What are you looking for?
wellbeing 3 min read

A simple guide to mindfulness

By Nick 02 Jun 2019
Dandelion blowing away in the breeze

After years of study, the end of my uni career (to date) was marked by the completion of my 8-month-in-the-making psychology thesis. I chose to write my thesis on the topic of mindfulness and the ways in which it can improve an individual’s overall well-being. Needless to say, that last month or so of writing was a time of immense pressure, stress and late, late nights. The irony of the situation didn’t escape me. I was researching, writing, editing and re-writing thousands of words on the concept of personal well-being while at the same time feeling like I was compromising my own. 

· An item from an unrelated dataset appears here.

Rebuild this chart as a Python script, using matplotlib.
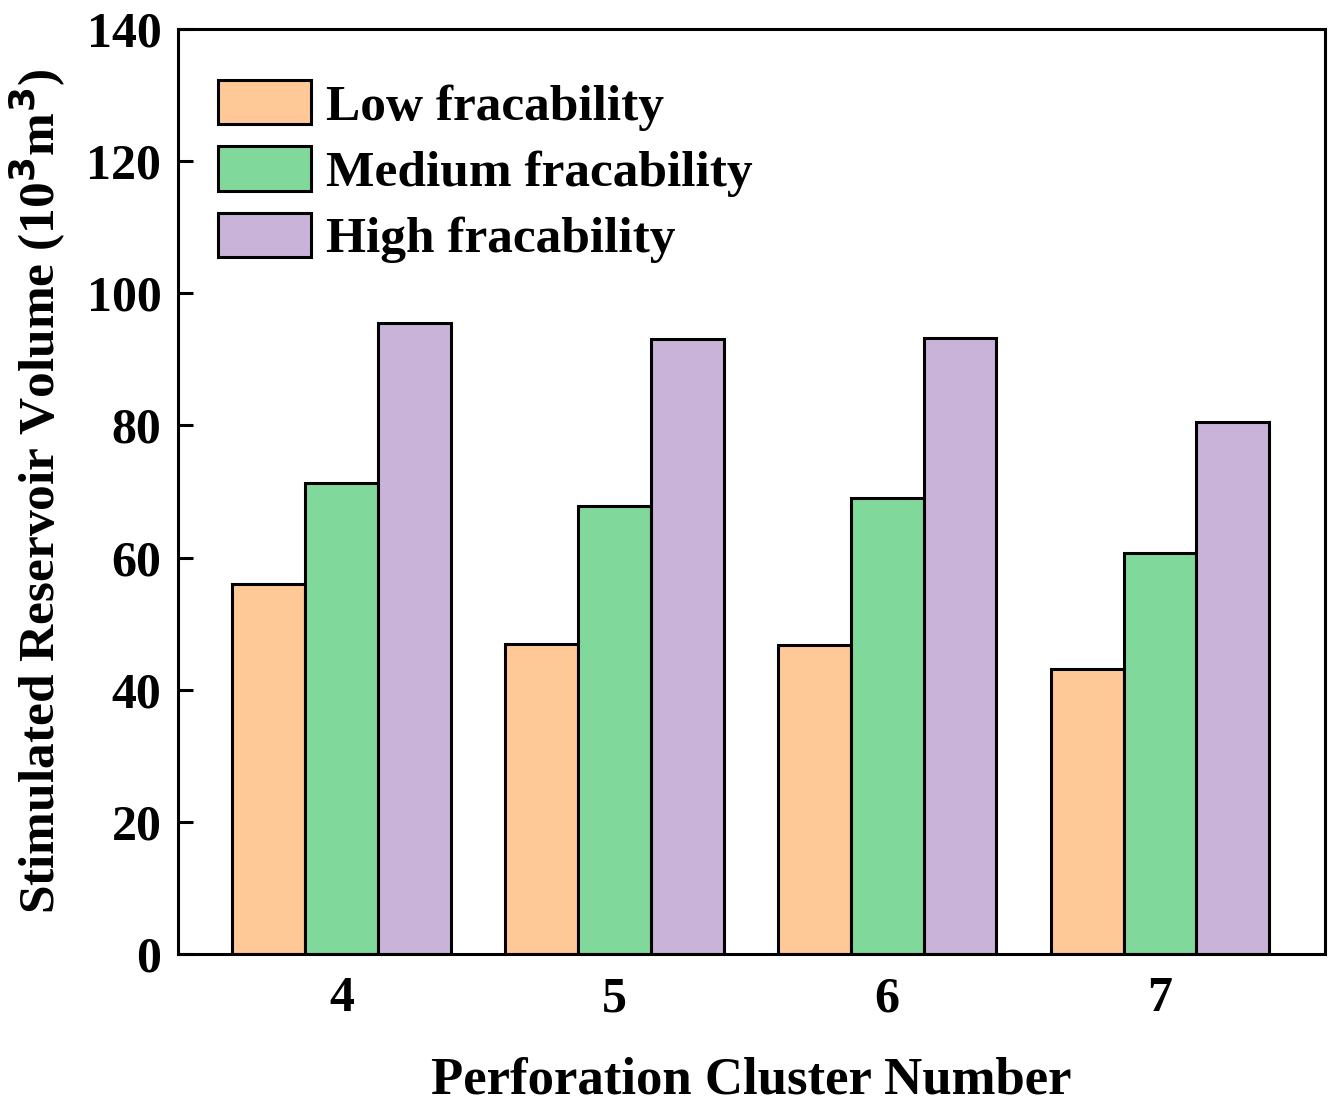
import numpy as np
import matplotlib
matplotlib.use("Agg")
import matplotlib.pyplot as plt

plt.rcParams["font.family"] = "Liberation Serif"
plt.rcParams["font.weight"] = "bold"

# data
clusters = [4, 5, 6, 7]
low = [56.0, 46.9, 46.8, 43.1]
medium = [71.3, 67.8, 69.0, 60.7]
high = [95.5, 93.1, 93.2, 80.5]
labels = ["Low fracability", "Medium fracability", "High fracability"]
colors = ["#FFC896", "#80D99A", "#C9B3D9"]

fig = plt.figure(figsize=(13.4, 11.11), dpi=100)
ax = fig.add_axes([0.1328, 0.1413, 0.856, 0.8326])

x = np.array(clusters, dtype=float)
w = 0.267
for i, (vals, lab, col) in enumerate(zip([low, medium, high], labels, colors)):
    ax.bar(x + (i - 1) * w, vals, width=w, color=col, edgecolor="black",
           linewidth=2.2, label=lab, zorder=2)

ax.set_xlim(3.4, 7.605)
ax.set_ylim(0, 140)
ax.set_xticks(clusters)
ax.set_yticks(range(0, 141, 20))
ax.tick_params(direction="in", length=11, width=2.2, labelsize=36)
ax.tick_params(axis="x", pad=16)
ax.tick_params(axis="y", pad=12)
for s in ax.spines.values():
    s.set_linewidth(2.2)

ax.set_xlabel("Perforation Cluster Number", fontsize=38, fontweight="bold", labelpad=25)
ax.set_ylabel("Stimulated Reservoir Volume (10$^\\mathbf{3}$m$^\\mathbf{3}$)",
              fontsize=37, fontweight="bold", labelpad=13)

ax.legend(loc="upper left", frameon=False, fontsize=37, handlelength=1.8,
          handleheight=0.95, handletextpad=0.3, labelspacing=0.3,
          borderaxespad=0.0, bbox_to_anchor=(0.017, 0.967))

fig.savefig("out.png", dpi=100)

I learnt a lot throughout those eight months, not just about the theory behind mindfulness, but also what it takes to put it into practice yourself. It goes without saying that I’m passionate about the topic, so I thought, what better way to help all of you current USQ students than to introduce you to mindfulness and the ways it can help you cope with stress during busy times of semester.

What is mindfulness?

Contrary to popular belief, mindfulness is more but also less than just meditation. In day to day life, we often spend so much time analysing things that have happened in the past or worrying about what might happen in the future that we completely miss out on the moment that we’re living right now. Mindfulness involves being open to the experiences, thoughts and sensations that you feel within yourself at this exact present moment, instead of allowing your mind to wander into the future or be occupied with the past. While doing this, you need to be open and curious about these experiences and emotions, not fighting or resisting negative feelings or labelling things as good or bad, but simply acknowledging everything you’re feeling and allowing it to be as it is.

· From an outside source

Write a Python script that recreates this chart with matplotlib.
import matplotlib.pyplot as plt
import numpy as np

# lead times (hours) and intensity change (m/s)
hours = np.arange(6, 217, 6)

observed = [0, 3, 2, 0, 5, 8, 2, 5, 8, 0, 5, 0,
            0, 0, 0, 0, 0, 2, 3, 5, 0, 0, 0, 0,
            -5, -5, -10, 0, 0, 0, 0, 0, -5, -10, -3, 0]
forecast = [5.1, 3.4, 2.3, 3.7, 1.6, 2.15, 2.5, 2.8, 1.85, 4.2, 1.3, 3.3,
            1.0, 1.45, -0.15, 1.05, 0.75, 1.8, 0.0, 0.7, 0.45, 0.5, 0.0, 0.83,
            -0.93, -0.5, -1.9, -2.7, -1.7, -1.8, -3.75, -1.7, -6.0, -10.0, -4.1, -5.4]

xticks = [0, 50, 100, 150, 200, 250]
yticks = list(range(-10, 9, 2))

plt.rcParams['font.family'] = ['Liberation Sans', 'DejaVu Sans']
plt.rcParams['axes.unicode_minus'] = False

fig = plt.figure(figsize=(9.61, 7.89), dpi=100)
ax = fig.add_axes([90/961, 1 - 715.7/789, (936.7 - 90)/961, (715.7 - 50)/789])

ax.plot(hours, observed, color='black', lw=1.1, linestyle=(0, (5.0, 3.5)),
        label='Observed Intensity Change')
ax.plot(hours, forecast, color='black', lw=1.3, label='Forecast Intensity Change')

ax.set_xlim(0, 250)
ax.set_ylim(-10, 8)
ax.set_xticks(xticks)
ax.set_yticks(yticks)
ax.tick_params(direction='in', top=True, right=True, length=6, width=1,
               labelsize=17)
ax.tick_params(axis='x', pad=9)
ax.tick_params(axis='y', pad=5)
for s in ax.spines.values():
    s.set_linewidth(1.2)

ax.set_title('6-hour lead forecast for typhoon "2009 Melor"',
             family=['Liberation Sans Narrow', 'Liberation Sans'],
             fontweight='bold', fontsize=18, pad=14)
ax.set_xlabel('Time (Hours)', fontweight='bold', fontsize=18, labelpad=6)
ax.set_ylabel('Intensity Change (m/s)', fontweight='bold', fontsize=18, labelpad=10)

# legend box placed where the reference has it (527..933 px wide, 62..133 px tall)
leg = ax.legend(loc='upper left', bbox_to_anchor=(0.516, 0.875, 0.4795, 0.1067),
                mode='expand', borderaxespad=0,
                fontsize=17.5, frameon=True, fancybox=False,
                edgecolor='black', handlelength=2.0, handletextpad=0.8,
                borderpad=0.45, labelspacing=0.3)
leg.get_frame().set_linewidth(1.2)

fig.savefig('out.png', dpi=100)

How do you become more mindful?

Many people imagine mindfulness as periods of solid meditation, but you can actually practice mindfulness almost anywhere at any time of the day. For example, you can do mindfulness exercises while walking, eating, doing yoga, listening to music, or even just in those spare few moments you get throughout the day between tasks. Personally, I mostly enjoy walking mindfulness (when I’m not doing anything anyway) or eating mindfulness (which not only helps you to enjoy your food more, but can also prevent over-eating).

A common behavioural skill of mindfulness that you can learn and practice is breath-counting. Focus on taking deep, even breaths and count each time you exhale. When you realise you have become distracted (thinking of something other than your breath) you start counting again from zero. I warn you, this is incredibly challenging and can be quite frustrating to begin with. You’ll be surprised just how quickly everyday thoughts and worries intrude on your concentration. You can practice mindful breathing for just a minute at a time or, if your schedule allows, work your way up to longer meditation sessions. There’s also a heap of great apps to help you develop your mindfulness skills.

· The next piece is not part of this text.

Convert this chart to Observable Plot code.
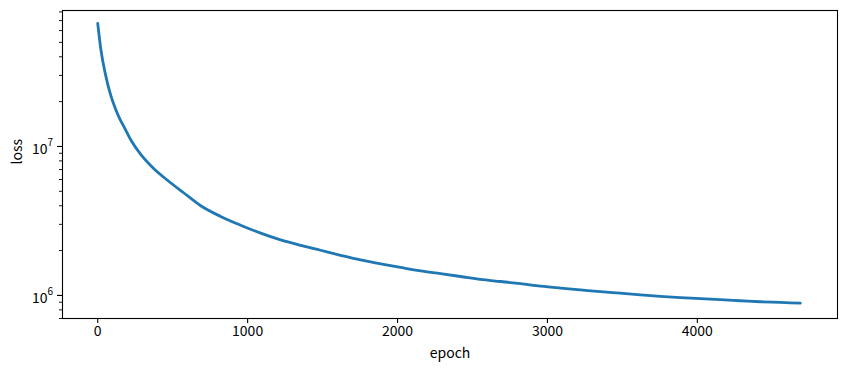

Why does mindfulness matter?

Regularly practicing mindfulness can help to improve your concentration and performance, reduce the impact of negative or stressful thoughts and emotions and improve your relationship with yourself and those around you. By being more aware of your own thoughts and behaviours and being fully engaged with the present, you can experience each moment to its very fullest. In your study, mindfulness can help you to focus fully on what you’re learning and improve your concentration and productivity. For example, instead of becoming overcome by nerves or stress in the exam room, mindfulness can help you to acknowledge and co-exist with those difficult emotions so that you can still be productive and continue on with your exam paper. Overall, learning to be mindful has many, many benefits!

If you’re interested in learning more about mindfulness, sites like Reach Out and Living Well have great information about what it is and why it’s useful. If you’re ready to make a start with your mindfulness practice, these awesome apps are a good place to start and can help to guide you through mindfulness meditation exercises. Good luck!